I was watching the aggressively conservative Texas senator respond to the State of the Union and almost felt the need to adjust my television picture.

“The facts are we’re facing now a divided America when it comes to the economy,” Cruz told Fox’s Megyn Kelly.

“It’s true that the top 1 percent are doing great under Barack Obama. Today, the top 1 percent earn a higher share of the national income than any year since 1928. The sad reality is that with big government, under the Obama administration, the rich and powerful in the Obama administration have gotten fat and happy. But working men and women across the country, we have the lowest labor force participation since 1978.”

The 1 percent? The rich and powerful? A divided America?

Suddenly leading Republicans are openly embracing the notion that income inequality is a clear and present danger that must be addressed. That is such a tectonic shift that it moves the national debate several degrees to the left.

It’s not that congressional Republicans, faced with Obama’s partisan Democratic speech, are going to pass sweeping legislation to boost the income of the lower and middle classes. But it tells you something about how they read the mood of the country.

Real change is often preceded by an evolution in the way politicians frame an issue. Some Republicans, such as Dick Cheney and Rob Portman, began talking more sympathetically about gay marriage before public opinion changed to the point where it is now legal in 36 states.

What agile politicians do is try to coopt issues that the other side views as strengths. Bill Clinton did this when he worked with the GOP to pass welfare reform, and George W. Bush did it when he worked with Democrats to pass education reform.

By talking up the gap between the wealthy and everyone else, Republicans are starting to play on Democratic turf.

Rand Paul, on the same Fox program, said Obama wants to take credit for an improving economy but “still blames income inequality and lagging wages” on “someone else.” The Kentucky senator noted that “black unemployment is still twice white unemployment” and that “there are still a lot of people who have dropped out of the economy.”

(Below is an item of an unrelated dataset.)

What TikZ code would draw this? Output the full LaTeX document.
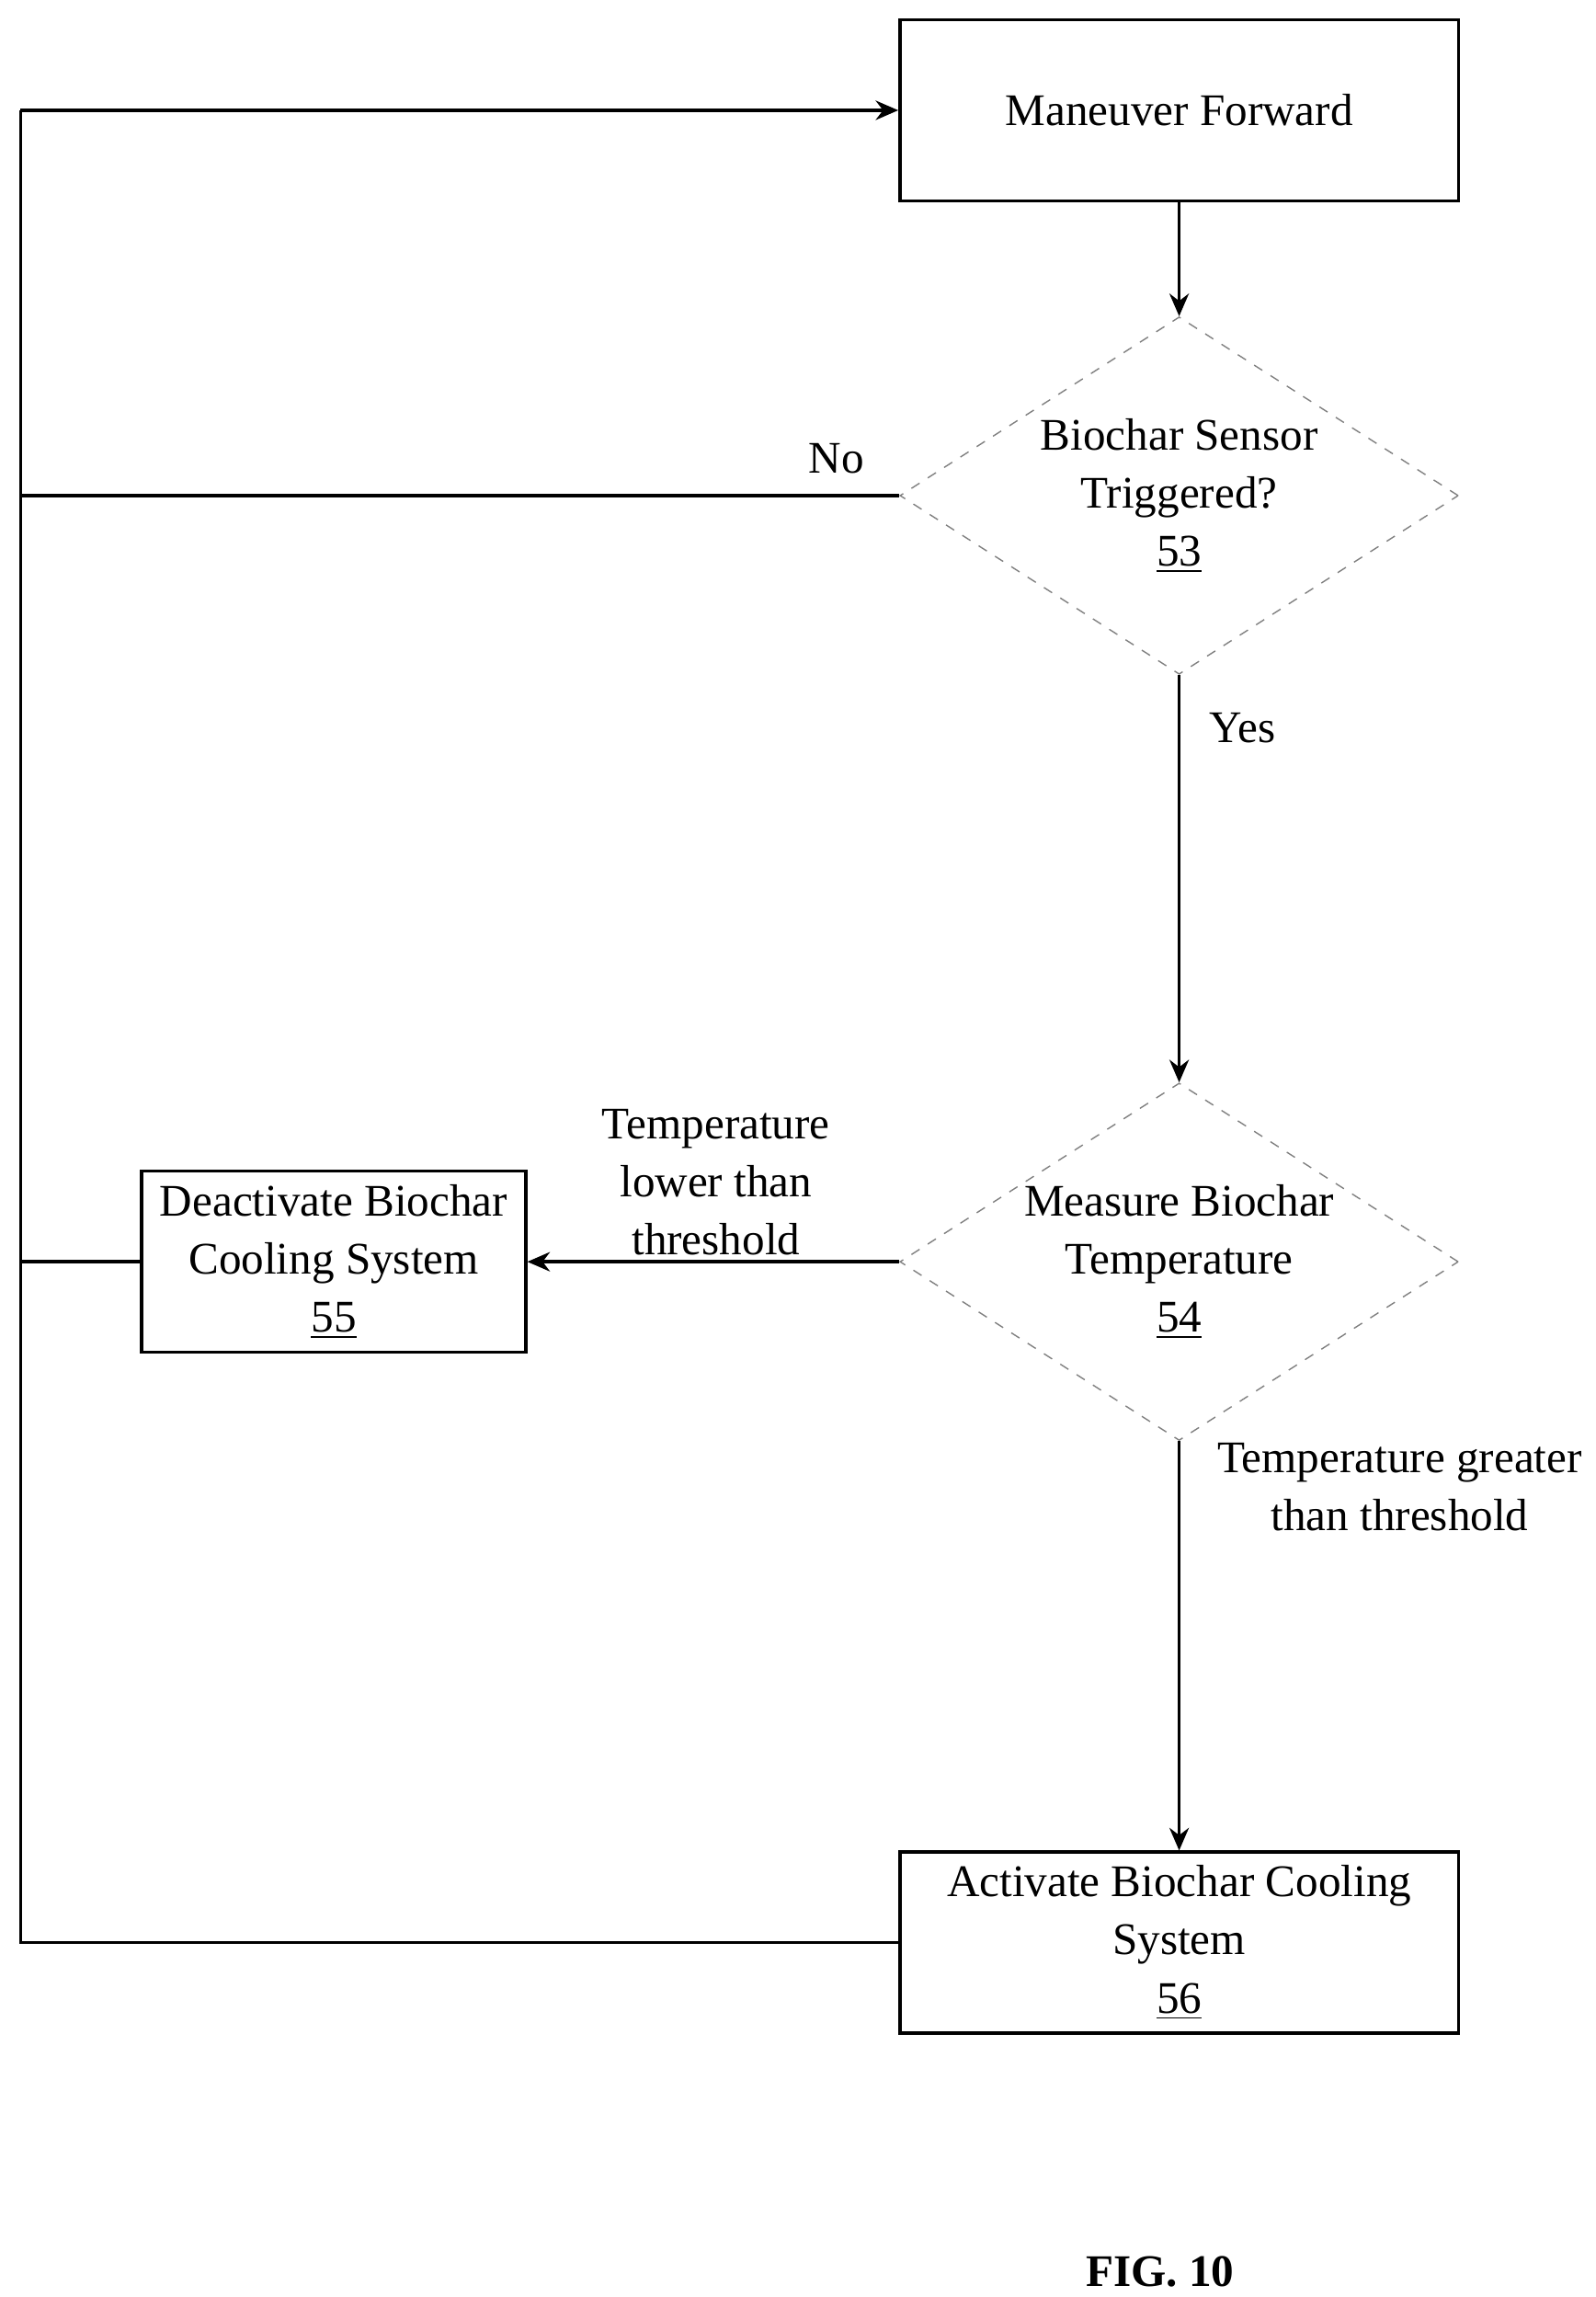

There you have another likely 2016 contender feeling the need to address inequality. Paul’s reference to black unemployment was no accident, as he has made a point of reaching out to African-American audiences.

And then there was Mr. 47 Percent himself, Mitt Romney, telling the RNC that he wants “to lift people out of poverty”—a phrase associated with LBJ-style Great Society programs.

“The rich have gotten richer, income inequality has gotten worse and there are more people in poverty than ever before under this president,” Romney said. He spoke of his work in the Mormon Church—something he almost never did in 2012—and how he tried to aid “people who are very poor.”

In the past, when Democrats pounded away at the gap between rich and poor, many Republicans accused them of class warfare. Obviously, the GOP would explore a different mix of incentives, and rejects the latest Obama pitch to  tax the rich and Wall Street to finance lower levies for the middle class.

But after being pilloried as the party of the 1 percent, several of its biggest names are now saying the 1 percent have too much of the pie. And that may be the biggest news of 2015 so far.